Stated task:
Write out again, exactly as they appear, the lines from the line with "Give me the matplotlib source for this chart." through the line with "0.307, 0.318, 0.331]". Do not include any pictures.

====

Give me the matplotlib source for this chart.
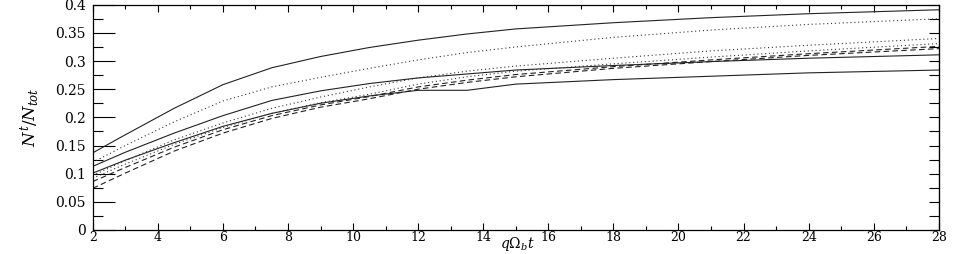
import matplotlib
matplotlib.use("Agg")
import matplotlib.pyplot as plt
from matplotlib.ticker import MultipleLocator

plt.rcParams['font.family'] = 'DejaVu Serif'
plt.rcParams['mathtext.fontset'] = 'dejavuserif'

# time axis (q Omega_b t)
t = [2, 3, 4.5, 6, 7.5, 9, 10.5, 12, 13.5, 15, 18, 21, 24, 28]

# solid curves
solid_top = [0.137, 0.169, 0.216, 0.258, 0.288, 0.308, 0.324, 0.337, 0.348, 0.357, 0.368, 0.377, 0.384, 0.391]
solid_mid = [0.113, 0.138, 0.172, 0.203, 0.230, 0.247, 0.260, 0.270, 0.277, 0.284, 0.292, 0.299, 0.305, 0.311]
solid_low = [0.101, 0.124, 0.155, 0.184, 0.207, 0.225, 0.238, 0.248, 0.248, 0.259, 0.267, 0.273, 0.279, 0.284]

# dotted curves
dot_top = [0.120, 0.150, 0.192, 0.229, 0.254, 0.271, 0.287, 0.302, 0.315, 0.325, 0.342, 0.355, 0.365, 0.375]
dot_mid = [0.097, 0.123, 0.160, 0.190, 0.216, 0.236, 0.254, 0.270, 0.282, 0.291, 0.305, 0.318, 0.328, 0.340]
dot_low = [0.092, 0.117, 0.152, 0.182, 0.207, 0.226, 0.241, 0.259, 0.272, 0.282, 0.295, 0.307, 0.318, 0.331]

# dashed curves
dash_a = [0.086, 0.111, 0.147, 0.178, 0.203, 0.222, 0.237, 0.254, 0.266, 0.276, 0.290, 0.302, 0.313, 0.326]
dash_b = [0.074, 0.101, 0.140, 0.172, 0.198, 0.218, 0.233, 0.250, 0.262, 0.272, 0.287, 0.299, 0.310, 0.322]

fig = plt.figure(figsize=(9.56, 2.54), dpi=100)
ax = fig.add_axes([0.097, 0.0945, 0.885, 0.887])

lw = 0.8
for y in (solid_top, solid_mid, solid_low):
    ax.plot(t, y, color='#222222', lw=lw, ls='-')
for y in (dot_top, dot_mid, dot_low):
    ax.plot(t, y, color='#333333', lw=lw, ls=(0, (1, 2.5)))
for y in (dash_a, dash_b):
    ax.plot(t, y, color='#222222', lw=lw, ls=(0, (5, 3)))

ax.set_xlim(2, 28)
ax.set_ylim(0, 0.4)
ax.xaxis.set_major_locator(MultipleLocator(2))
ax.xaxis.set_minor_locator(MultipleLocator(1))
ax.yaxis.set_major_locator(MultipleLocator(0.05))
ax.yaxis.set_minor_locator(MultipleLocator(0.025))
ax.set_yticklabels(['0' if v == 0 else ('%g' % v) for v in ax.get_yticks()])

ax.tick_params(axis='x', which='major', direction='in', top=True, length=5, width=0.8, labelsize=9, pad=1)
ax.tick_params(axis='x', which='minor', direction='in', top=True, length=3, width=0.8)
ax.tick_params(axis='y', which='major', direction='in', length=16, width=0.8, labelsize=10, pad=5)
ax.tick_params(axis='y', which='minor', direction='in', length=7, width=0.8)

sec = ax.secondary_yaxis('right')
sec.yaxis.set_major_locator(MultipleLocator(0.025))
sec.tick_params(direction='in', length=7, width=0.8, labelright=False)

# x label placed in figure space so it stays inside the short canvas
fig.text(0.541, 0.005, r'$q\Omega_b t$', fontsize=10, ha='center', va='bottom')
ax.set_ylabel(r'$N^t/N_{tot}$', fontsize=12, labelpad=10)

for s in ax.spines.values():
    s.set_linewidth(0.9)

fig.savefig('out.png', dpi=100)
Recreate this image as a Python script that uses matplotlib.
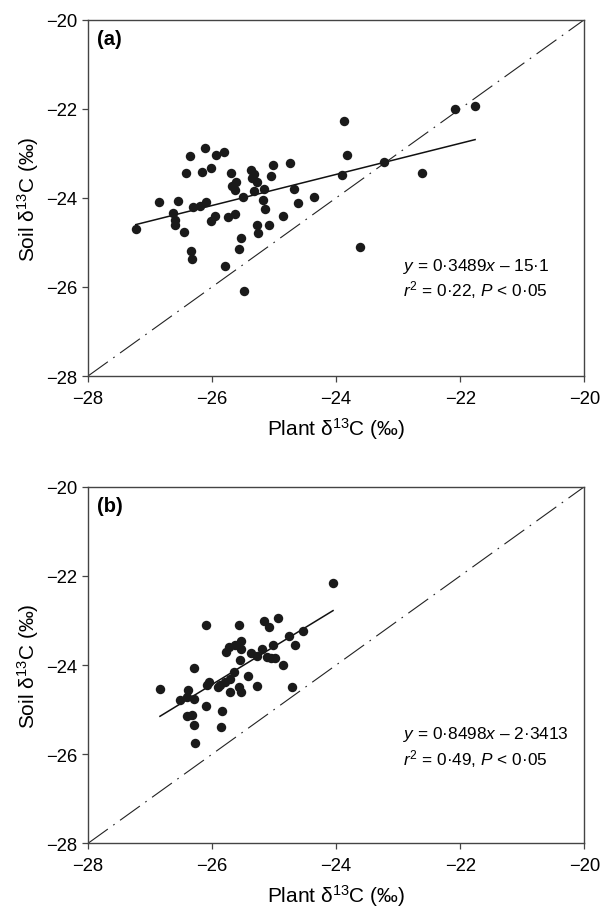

====

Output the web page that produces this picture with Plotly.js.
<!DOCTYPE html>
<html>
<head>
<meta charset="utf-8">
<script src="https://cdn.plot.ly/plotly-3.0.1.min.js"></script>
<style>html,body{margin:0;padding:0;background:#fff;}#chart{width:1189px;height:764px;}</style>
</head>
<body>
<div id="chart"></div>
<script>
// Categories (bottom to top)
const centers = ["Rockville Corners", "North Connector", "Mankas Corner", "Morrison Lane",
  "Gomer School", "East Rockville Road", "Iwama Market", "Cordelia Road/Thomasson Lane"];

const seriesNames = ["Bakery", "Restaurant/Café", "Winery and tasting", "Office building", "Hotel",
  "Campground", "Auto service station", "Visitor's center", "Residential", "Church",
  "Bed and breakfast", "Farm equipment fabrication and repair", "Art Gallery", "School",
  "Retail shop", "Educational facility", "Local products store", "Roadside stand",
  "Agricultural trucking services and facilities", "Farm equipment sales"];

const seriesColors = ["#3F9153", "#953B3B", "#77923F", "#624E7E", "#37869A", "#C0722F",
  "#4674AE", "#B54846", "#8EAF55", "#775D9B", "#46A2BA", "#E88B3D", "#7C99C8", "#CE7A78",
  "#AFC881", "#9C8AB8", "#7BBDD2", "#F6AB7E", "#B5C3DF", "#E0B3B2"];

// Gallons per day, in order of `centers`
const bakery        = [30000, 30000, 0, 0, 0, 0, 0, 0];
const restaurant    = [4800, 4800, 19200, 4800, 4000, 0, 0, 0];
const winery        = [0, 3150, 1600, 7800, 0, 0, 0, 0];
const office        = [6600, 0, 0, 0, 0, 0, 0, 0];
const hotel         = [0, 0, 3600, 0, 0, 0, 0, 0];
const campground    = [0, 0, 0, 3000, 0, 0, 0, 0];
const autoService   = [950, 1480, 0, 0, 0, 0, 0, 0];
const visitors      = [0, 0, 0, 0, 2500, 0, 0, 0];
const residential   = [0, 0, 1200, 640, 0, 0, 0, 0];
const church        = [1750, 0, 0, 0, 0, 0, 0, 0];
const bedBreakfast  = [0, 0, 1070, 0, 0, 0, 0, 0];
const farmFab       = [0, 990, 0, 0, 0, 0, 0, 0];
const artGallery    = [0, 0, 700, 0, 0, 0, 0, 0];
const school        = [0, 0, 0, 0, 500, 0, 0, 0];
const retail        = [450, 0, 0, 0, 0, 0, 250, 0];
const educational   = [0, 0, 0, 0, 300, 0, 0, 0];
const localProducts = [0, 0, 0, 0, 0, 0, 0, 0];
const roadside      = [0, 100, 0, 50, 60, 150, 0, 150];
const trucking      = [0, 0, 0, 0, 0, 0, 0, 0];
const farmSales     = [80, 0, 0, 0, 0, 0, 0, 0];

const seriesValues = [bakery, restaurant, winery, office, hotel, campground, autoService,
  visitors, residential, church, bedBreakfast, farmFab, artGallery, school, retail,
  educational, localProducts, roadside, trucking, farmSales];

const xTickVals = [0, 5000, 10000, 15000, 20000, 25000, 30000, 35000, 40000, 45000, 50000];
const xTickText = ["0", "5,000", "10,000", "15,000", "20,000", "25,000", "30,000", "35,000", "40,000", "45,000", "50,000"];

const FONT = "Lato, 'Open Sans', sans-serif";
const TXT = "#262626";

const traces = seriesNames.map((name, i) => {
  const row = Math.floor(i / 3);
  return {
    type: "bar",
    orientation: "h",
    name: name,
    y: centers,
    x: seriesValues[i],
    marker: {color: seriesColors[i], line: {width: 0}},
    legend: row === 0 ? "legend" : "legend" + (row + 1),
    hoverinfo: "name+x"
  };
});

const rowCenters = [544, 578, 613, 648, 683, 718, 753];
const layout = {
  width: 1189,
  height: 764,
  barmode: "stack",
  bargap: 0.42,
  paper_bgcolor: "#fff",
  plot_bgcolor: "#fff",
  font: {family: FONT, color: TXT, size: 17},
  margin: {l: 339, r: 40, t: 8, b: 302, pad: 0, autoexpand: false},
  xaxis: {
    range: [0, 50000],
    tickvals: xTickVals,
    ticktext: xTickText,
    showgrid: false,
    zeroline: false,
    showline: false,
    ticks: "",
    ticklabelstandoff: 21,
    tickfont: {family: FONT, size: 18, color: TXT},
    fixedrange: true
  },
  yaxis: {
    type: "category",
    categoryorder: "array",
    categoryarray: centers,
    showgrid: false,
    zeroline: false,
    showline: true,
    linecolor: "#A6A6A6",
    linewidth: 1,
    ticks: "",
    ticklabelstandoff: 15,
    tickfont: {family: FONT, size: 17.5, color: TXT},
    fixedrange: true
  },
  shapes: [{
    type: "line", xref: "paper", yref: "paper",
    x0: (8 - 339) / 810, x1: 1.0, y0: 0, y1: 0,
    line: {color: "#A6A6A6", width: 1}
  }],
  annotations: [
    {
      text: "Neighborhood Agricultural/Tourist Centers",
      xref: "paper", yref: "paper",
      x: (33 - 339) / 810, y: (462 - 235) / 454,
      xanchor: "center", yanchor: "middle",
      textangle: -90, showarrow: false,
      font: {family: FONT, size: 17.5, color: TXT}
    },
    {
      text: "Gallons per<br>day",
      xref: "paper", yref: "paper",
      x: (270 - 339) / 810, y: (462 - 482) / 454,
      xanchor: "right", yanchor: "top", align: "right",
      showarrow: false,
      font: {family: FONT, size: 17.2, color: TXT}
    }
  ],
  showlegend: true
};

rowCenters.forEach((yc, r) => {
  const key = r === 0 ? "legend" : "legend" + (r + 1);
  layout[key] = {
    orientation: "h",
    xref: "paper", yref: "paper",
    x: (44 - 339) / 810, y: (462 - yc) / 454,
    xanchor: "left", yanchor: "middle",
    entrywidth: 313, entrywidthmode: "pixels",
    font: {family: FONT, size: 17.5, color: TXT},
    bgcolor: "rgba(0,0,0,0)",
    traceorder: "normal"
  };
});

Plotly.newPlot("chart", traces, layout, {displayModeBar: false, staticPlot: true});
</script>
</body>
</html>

====

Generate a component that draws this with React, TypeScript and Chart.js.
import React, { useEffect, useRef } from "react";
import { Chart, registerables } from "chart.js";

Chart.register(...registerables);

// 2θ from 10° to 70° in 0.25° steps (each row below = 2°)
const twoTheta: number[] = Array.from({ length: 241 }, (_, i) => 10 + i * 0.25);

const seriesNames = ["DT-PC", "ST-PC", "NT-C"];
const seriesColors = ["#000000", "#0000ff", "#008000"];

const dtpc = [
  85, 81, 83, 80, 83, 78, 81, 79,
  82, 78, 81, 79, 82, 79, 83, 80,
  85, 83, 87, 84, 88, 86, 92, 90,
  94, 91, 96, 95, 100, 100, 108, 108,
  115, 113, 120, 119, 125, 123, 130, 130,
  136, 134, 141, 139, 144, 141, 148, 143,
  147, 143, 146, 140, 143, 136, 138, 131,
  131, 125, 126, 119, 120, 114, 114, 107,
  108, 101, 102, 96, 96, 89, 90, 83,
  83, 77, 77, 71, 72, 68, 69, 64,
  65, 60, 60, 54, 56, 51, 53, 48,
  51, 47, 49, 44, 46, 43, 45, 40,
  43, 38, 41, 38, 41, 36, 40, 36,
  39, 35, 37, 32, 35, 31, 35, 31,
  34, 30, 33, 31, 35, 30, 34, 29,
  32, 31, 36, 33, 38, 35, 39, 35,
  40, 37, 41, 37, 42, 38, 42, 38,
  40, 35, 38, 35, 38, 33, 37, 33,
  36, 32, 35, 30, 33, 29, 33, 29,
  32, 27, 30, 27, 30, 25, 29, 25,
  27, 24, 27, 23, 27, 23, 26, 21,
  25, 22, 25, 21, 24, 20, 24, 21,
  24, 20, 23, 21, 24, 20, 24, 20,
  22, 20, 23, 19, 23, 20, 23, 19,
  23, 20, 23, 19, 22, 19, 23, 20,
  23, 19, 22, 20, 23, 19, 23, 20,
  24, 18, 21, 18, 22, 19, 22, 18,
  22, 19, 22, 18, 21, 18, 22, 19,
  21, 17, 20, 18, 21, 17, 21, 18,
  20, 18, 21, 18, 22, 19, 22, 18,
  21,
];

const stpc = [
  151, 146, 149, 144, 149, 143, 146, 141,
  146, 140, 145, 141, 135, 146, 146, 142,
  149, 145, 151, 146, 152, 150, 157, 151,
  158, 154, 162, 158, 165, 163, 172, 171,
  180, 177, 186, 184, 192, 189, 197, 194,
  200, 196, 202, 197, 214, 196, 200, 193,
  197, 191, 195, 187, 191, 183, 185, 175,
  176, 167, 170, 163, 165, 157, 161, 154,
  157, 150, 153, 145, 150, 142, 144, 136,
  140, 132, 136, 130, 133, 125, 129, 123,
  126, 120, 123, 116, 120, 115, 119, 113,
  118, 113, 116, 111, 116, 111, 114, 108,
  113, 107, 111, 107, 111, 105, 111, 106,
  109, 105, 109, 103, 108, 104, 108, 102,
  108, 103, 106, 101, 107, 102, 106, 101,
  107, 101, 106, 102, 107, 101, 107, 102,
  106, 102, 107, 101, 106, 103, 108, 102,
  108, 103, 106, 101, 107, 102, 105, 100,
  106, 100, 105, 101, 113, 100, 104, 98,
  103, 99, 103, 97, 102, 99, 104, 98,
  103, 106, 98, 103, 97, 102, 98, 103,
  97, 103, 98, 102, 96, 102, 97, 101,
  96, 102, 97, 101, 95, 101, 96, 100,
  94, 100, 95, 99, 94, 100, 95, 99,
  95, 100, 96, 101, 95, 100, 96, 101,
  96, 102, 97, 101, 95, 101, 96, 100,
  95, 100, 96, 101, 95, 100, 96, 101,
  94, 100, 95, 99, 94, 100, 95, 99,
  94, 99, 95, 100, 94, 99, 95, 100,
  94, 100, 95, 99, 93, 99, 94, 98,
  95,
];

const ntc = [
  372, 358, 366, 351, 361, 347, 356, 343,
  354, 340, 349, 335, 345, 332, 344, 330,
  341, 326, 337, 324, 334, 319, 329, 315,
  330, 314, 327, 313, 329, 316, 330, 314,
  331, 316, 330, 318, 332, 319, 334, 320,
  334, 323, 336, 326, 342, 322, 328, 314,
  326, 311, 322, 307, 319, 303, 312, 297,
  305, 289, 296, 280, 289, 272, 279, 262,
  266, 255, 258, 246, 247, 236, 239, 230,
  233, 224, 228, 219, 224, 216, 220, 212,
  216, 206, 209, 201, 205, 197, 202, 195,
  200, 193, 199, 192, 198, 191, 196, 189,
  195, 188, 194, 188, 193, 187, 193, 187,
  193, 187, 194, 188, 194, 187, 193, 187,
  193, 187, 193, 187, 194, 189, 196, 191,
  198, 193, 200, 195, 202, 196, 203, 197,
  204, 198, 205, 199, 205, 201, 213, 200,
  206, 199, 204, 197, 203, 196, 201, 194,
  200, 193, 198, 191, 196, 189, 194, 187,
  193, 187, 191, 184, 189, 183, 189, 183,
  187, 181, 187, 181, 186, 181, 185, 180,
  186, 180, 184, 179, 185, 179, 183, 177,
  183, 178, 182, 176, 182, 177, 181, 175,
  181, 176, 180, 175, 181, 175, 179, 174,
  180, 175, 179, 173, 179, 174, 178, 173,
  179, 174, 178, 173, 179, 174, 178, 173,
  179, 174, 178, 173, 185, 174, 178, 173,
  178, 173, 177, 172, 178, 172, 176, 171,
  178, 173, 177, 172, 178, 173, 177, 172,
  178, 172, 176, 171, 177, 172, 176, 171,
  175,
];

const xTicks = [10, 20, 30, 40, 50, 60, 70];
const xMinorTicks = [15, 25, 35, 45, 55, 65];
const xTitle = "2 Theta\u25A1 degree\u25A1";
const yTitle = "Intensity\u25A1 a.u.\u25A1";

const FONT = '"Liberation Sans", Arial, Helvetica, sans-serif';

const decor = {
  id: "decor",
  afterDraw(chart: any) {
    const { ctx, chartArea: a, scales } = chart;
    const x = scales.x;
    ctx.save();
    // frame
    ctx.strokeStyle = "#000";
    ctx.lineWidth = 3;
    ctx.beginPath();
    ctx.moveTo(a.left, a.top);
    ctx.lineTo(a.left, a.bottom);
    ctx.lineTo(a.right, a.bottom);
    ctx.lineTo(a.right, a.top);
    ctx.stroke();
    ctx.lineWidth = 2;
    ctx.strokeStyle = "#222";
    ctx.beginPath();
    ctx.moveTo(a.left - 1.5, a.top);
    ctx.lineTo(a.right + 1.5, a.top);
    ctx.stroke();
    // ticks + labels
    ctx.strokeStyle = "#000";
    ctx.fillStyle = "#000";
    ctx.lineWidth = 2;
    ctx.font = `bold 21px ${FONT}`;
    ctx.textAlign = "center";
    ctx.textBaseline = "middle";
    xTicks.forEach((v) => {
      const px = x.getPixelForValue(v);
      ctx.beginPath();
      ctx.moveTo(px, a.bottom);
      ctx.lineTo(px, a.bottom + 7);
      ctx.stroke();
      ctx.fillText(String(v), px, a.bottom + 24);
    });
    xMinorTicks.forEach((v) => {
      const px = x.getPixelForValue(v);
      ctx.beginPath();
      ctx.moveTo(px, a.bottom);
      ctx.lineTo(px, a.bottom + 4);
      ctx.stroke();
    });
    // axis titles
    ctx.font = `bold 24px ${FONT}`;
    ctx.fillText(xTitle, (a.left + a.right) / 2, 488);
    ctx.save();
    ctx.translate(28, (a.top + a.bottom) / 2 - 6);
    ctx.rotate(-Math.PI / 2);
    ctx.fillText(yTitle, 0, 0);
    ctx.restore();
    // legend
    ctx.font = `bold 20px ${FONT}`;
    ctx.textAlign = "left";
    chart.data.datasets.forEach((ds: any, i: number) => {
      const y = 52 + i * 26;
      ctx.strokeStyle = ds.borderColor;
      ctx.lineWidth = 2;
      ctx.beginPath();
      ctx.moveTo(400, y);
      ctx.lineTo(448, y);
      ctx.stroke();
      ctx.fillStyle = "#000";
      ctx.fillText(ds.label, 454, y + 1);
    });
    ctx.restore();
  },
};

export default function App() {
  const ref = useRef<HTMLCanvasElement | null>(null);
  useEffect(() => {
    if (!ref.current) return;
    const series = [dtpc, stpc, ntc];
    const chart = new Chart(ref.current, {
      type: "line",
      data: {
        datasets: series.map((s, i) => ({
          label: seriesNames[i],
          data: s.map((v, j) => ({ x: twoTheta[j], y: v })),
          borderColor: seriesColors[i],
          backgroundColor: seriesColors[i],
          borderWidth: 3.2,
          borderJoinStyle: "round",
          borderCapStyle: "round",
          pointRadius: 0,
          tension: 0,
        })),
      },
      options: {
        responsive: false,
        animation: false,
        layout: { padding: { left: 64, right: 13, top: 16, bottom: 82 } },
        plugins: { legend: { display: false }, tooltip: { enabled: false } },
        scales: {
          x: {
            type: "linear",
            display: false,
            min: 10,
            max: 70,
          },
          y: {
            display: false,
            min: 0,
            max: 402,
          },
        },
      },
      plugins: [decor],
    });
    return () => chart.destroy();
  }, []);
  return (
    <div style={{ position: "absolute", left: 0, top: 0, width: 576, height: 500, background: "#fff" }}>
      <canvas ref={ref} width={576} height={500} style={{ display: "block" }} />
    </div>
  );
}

====

Finished exercise:
Give me the matplotlib source for this chart.
import matplotlib
matplotlib.use("Agg")
import matplotlib.pyplot as plt
from matplotlib.ticker import MultipleLocator

plt.rcParams['font.family'] = 'DejaVu Serif'
plt.rcParams['mathtext.fontset'] = 'dejavuserif'

# time axis (q Omega_b t)
t = [2, 3, 4.5, 6, 7.5, 9, 10.5, 12, 13.5, 15, 18, 21, 24, 28]

# solid curves
solid_top = [0.137, 0.169, 0.216, 0.258, 0.288, 0.308, 0.324, 0.337, 0.348, 0.357, 0.368, 0.377, 0.384, 0.391]
solid_mid = [0.113, 0.138, 0.172, 0.203, 0.230, 0.247, 0.260, 0.270, 0.277, 0.284, 0.292, 0.299, 0.305, 0.311]
solid_low = [0.101, 0.124, 0.155, 0.184, 0.207, 0.225, 0.238, 0.248, 0.248, 0.259, 0.267, 0.273, 0.279, 0.284]

# dotted curves
dot_top = [0.120, 0.150, 0.192, 0.229, 0.254, 0.271, 0.287, 0.302, 0.315, 0.325, 0.342, 0.355, 0.365, 0.375]
dot_mid = [0.097, 0.123, 0.160, 0.190, 0.216, 0.236, 0.254, 0.270, 0.282, 0.291, 0.305, 0.318, 0.328, 0.340]
dot_low = [0.092, 0.117, 0.152, 0.182, 0.207, 0.226, 0.241, 0.259, 0.272, 0.282, 0.295, 0.307, 0.318, 0.331]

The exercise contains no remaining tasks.